At the end of the day, the administrative shortcomings did not warrant abating the assessment. As the opinion explains at around page 19, the typical remedy is that the agency is given a chance through affidavits or testimony the opportunity to show how it reached its decision below. The standard is relatively forgiving in that courts have discretion to accept contemporaneous evidence that it failed to disclose previously; in addition if the agency does not explain itself with ideal clarity the courts will give agencies some slack if the “path may be reasonably discerned.” Nonetheless, after the fact-rationalizations are generally not sufficient. In Moore, the district court directed that the government was to “provide evidence articulating its reasons for assessing a maximum penalty against Moore” and explain why it failed to honor its promise of assessing the 2005 penalty without providing the appeal it promised. Absent evidence on why it imposed the maximum penalty, the opinion warns then it would have no recourse but to conclude that the IRS acted arbitrarily and capriciously.

Conclusion

With the IRS active in offshore compliance, and the lack of established procedures when it comes to proposing penalties for failing to file the FBAR, the courts will lean heavily on general administrative law concepts, as well as constitutional concepts. It is likely that the IRS will be able to serve up evidence that will satisfy the court’s desire to show why it acted as it did in proposing the penalty. Whatever the outcome, IRS would be well-advised when it comes to penalties such as this that allow for a penalty “up to” an amount to not only have that explanation in its files, but it should share its explanation with taxpayers as early as possible. Taxpayers should not be forced to sue in federal court to get an explanation as to the agency’s rationale or the evidence it considered in making its decision.

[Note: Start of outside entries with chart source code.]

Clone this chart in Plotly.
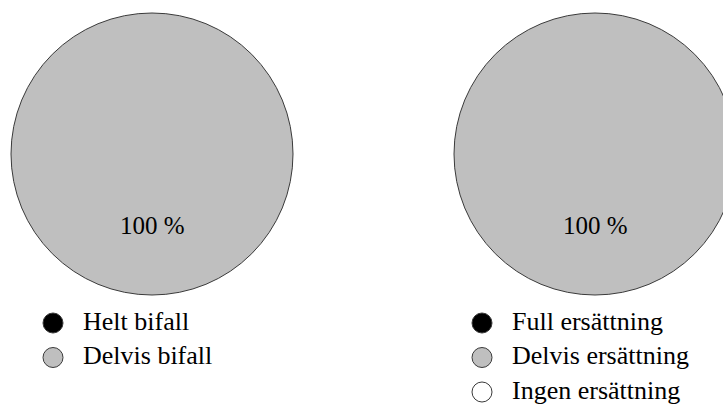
import plotly.graph_objects as go

# Decision outcomes, share of cases (%)
left_labels = ["Helt bifall", "Delvis bifall"]
left_values = [0, 100]
left_colors = ["#000000", "#bfbfbf"]

right_labels = ["Full ersättning", "Delvis ersättning", "Ingen ersättning"]
right_values = [0, 100, 0]
right_colors = ["#000000", "#bfbfbf", "#ffffff"]

VIEW_W = 723
W, H = 740, 407
FONT = "Liberation Serif, Times New Roman, serif"
OUTLINE = "#3a3a3a"


def px_x(v):
    return v / W


def px_y(v):
    return 1 - v / H


fig = go.Figure()

panels = [
    # labels, values, colours, pie x-extent (px), legend marker/text x (px), axis suffix
    (left_labels, left_values, left_colors, [11, 293], [53, 83], "2"),
    (right_labels, right_values, right_colors, [454, 736], [482, 512], "3"),
]

LEG_TOP, LEG_BOTTOM, MAX_ROWS = 323, 392, 3

for labels, values, colors, xr, lx, ax in panels:
    shown = [(l, v, c) for l, v, c in zip(labels, values, colors) if v > 0]
    fig.add_trace(go.Pie(
        labels=[s[0] for s in shown], values=[s[1] for s in shown],
        marker=dict(colors=[s[2] for s in shown], line=dict(color=OUTLINE, width=1)),
        sort=False, direction="clockwise", textinfo="none",
        hoverinfo="label+percent", showlegend=False,
        domain=dict(x=[px_x(xr[0]), px_x(xr[1])], y=[px_y(295), px_y(13)]),
    ))
    total = sum(values)
    for v in values:
        if v > 0:
            fig.add_annotation(
                x=px_x((xr[0] + xr[1]) / 2), y=px_y(225), xref="paper", yref="paper",
                xanchor="center", yanchor="middle",
                text=f"{round(100 * v / total)} %", showarrow=False,
                font=dict(family=FONT, size=25, color="black"),
            )

    # key: one row per category, symbol column at x=0, label column at x=1
    rows = list(range(len(labels)))
    fig.add_trace(go.Scatter(
        x=[0] * len(rows), y=rows, mode="markers", showlegend=False,
        xaxis="x" + ax, yaxis="y" + ax, cliponaxis=False, hoverinfo="skip",
        marker=dict(symbol="circle", size=20, color=colors,
                    line=dict(color=OUTLINE, width=1)),
    ))
    fig.add_trace(go.Scatter(
        x=[1] * len(rows), y=rows, mode="text", text=labels, showlegend=False,
        textposition="middle right", xaxis="x" + ax, yaxis="y" + ax,
        cliponaxis=False, hoverinfo="skip",
        textfont=dict(family=FONT, size=26, color="black"),
    ))
    hidden = dict(visible=False, showgrid=False, zeroline=False, fixedrange=True)
    fig.update_layout({
        "xaxis" + ax: dict(domain=[px_x(lx[0]), px_x(lx[1])], range=[0, 1],
                           anchor="y" + ax, **hidden),
        "yaxis" + ax: dict(domain=[px_y(LEG_BOTTOM), px_y(LEG_TOP)],
                           range=[MAX_ROWS - 1, 0], anchor="x" + ax, **hidden),
    })

fig.update_layout(
    width=W, height=H,
    margin=dict(l=0, r=0, t=0, b=0),
    paper_bgcolor="white", plot_bgcolor="white",
    showlegend=False,
)

# the right-hand pie runs past the page edge; crop the page to the view width
crop_js = (
    "var gd=document.getElementById('{plot_id}');"
    "var box=gd.parentElement;"
    f"box.style.width='{VIEW_W}px';box.style.overflow='hidden';"
    "document.body.style.overflow='hidden';"
    "document.documentElement.style.overflow='hidden';"
)

fig.write_html("out.html", post_script=crop_js)
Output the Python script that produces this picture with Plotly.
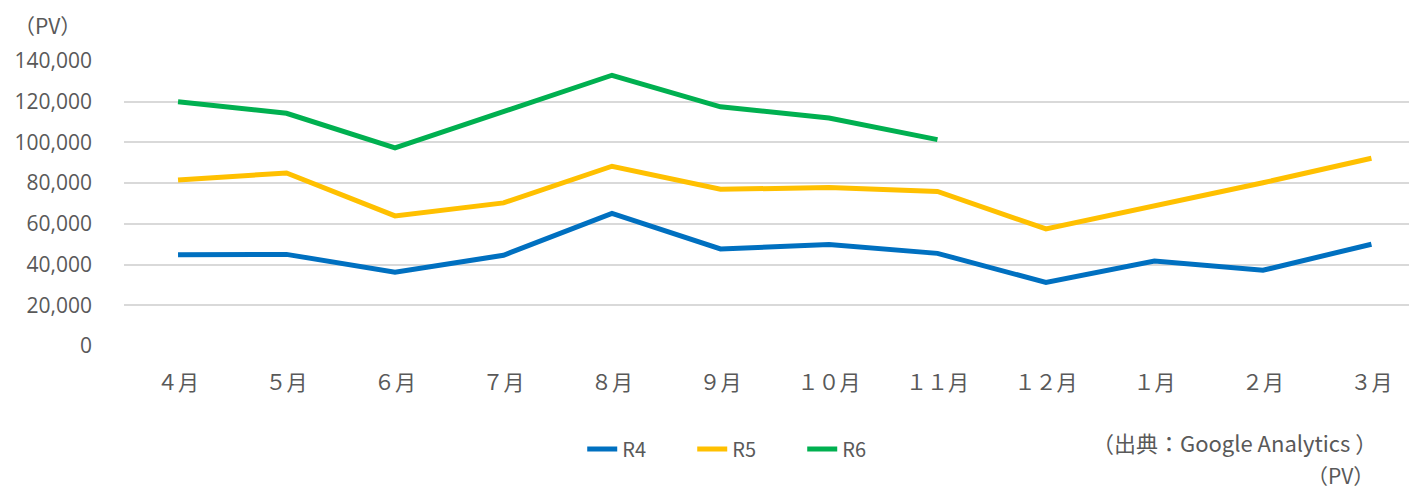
import plotly.graph_objects as go

months = ["４月", "５月", "６月", "７月", "８月", "９月", "１０月", "１１月", "１２月", "１月", "２月", "３月"]
r4 = [44800, 45000, 36200, 44600, 65100, 47700, 49800, 45500, 31200, 41700, 37200, 50000]
r5 = [81500, 85000, 63900, 70300, 88300, 77000, 77800, 75900, 57500, 68700, 80200, 92200]
r6 = [120000, 114300, 97300, 115000, 133000, 117500, 112000, 101400, None, None, None, None]
y_ticks = [0, 20000, 40000, 60000, 80000, 100000, 120000, 140000]

series = [("R4", r4, "#0070C0"), ("R5", r5, "#FFC000"), ("R6", r6, "#00B050")]

fig = go.Figure()
for name, vals, color in series:
    fig.add_trace(go.Scatter(
        x=months, y=vals, name=name, mode="lines",
        line=dict(color=color, width=5, shape="linear"),
        connectgaps=False,
    ))

gray = "#595959"
cjk = "Noto Sans CJK JP"
fig.update_layout(
    width=1409, height=487,
    margin=dict(l=116, r=0, t=53, b=149),
    paper_bgcolor="white", plot_bgcolor="white",
    showlegend=True,
    legend=dict(
        orientation="h", x=0.482, xanchor="center", y=-0.361, yanchor="middle",
        font=dict(family=cjk, size=20, color=gray),
        entrywidth=65, entrywidthmode="pixels", tracegroupgap=0,
    ),
    xaxis=dict(
        type="category", range=[-0.498, 11.42],
        showgrid=False, zeroline=False, showline=False,
        tickfont=dict(family=cjk, size=21, color=gray),
        ticks="", ticklabelstandoff=22,
    ),
    yaxis=dict(
        range=[0, 140000], tickvals=y_ticks,
        tickformat=",", showgrid=True, gridcolor="#D9D9D9", gridwidth=1.5,
        zeroline=False, showline=False,
        tickfont=dict(family="Open Sans", size=21, color=gray),
        ticks="", ticklabelstandoff=31,
    ),
    annotations=[
        dict(text="（PV）", xref="paper", yref="paper", x=-0.0588, y=1.126, xanchor="center", yanchor="middle",
             showarrow=False, font=dict(family=cjk, size=21, color=gray)),
        dict(text="（出典：Google Analytics ）", xref="paper", yref="paper", x=0.859, y=-0.338,
             xanchor="center", yanchor="middle", showarrow=False,
             font=dict(family=cjk, size=22, color=gray)),
        dict(text="（PV）", xref="paper", yref="paper", x=0.941, y=-0.452,
             xanchor="center", yanchor="middle", showarrow=False,
             font=dict(family=cjk, size=21, color=gray)),
    ],
)

fig.write_html("out.html")
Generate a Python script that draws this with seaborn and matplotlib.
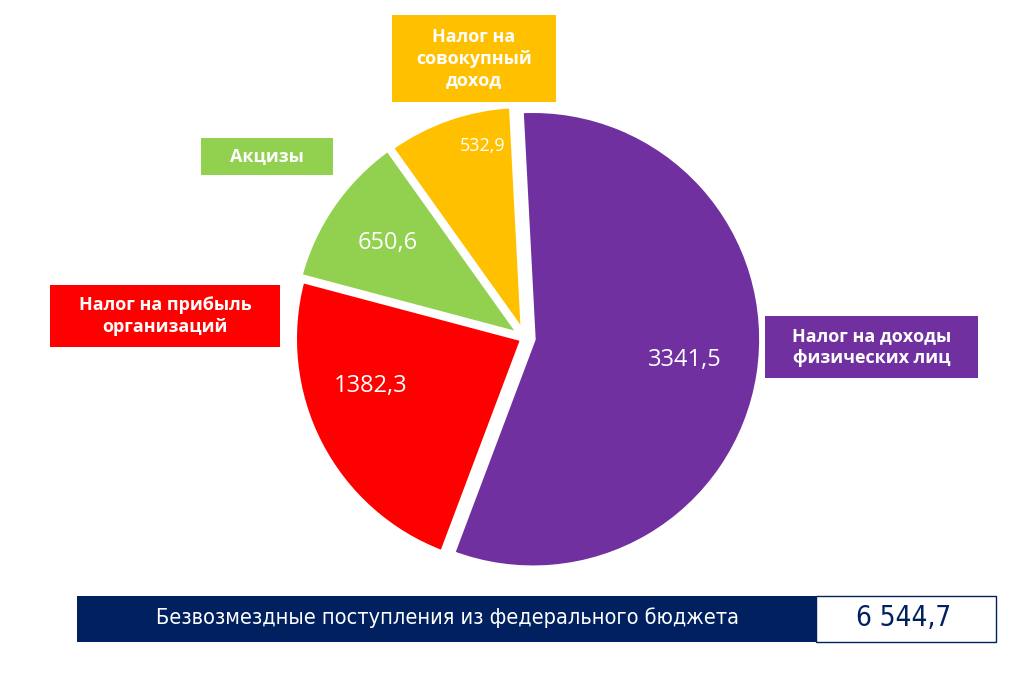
import numpy as np
import matplotlib
matplotlib.use("Agg")
import matplotlib.pyplot as plt
import seaborn as sns
from matplotlib.patches import Rectangle

# Data
categories = ["Налог на доходы\nфизических лиц", "Налог на прибыль\nорганизаций", "Акцизы", "Налог на\nсовокупный\nдоход"]
values = [3341.5, 1382.3, 650.6, 532.9]
colors = ["#7030A0", "#FF0000", "#92D050", "#FFC000"]
total_label = "Безвозмездные поступления из федерального бюджета"
total_value = "6 544,7"

sns.set_theme(style="white")
plt.rcParams['font.family'] = ['Open Sans', 'DejaVu Sans']

fig = plt.figure(figsize=(10.22, 6.76), dpi=100)
ax = fig.add_axes([0, 0, 1, 1])
H = 676

wedges, _ = ax.pie(values, colors=colors, startangle=93, counterclock=False,
                   center=(525, H - 338), radius=229, explode=[8, 2, 5, 4],
                   wedgeprops=dict(edgecolor="white", linewidth=4))
ax.set_xlim(0, 1022)
ax.set_ylim(0, H)
ax.set_aspect("equal")
ax.axis("off")

# value labels inside wedges
dist = [0.67, 0.7, 0.71, 0.84]
shift = [1, -10, 0, -7]
sizes = [17, 17, 17, 13]
for w, v, d, s, fs in zip(wedges, values, dist, shift, sizes):
    ang = np.deg2rad((w.theta1 + w.theta2) / 2 + s)
    x = w.center[0] + d * w.r * np.cos(ang)
    y = w.center[1] + d * w.r * np.sin(ang)
    ax.text(x, y, f"{v:.1f}".replace(".", ","), color="white", fontsize=fs,
            ha="center", va="center")

# category boxes (left, top, right, bottom in pixels)
boxes = [(765, 316, 978, 378), (50, 285, 280, 347), (201, 138, 333, 175), (392, 15, 556, 102)]
for (l, t, r, b), lab, c in zip(boxes, categories, colors):
    ax.add_patch(Rectangle((l, H - b), r - l, b - t, facecolor=c, edgecolor="none"))
    ax.text((l + r) / 2, H - (t + b) / 2, lab, color="white", fontsize=13,
            fontweight="bold", ha="center", va="center", linespacing=1.25)

# bottom banner
ax.add_patch(Rectangle((77, H - 642), 739, 46, facecolor="#002060", edgecolor="none"))
ax.add_patch(Rectangle((816, H - 642), 180, 46, facecolor="white", edgecolor="#002060", linewidth=1))
ax.text(447, H - 618, total_label, color="white", fontsize=15.6, ha="center", va="center",
        family=['DejaVu Sans'], fontstretch="condensed")
ax.text(904, H - 618, total_value, color="#002060", fontsize=20, ha="center", va="center",
        family=['DejaVu Sans'], fontstretch="condensed")

fig.savefig("out.png", dpi=100)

As to the constitutional issues in the case, due process tends to generate eye glazing in many tax cases because protestors tend to raise those issues and because in straight up tax cases the Supreme Court has often carved tax away from mainstream procedural due process protections. The familiar balancing test from Mathews v Eldridge that courts often use in procedural due process cases is one that will likely find its way more explicitly in FBAR cases. I will come back to the constitutional issues in a later post.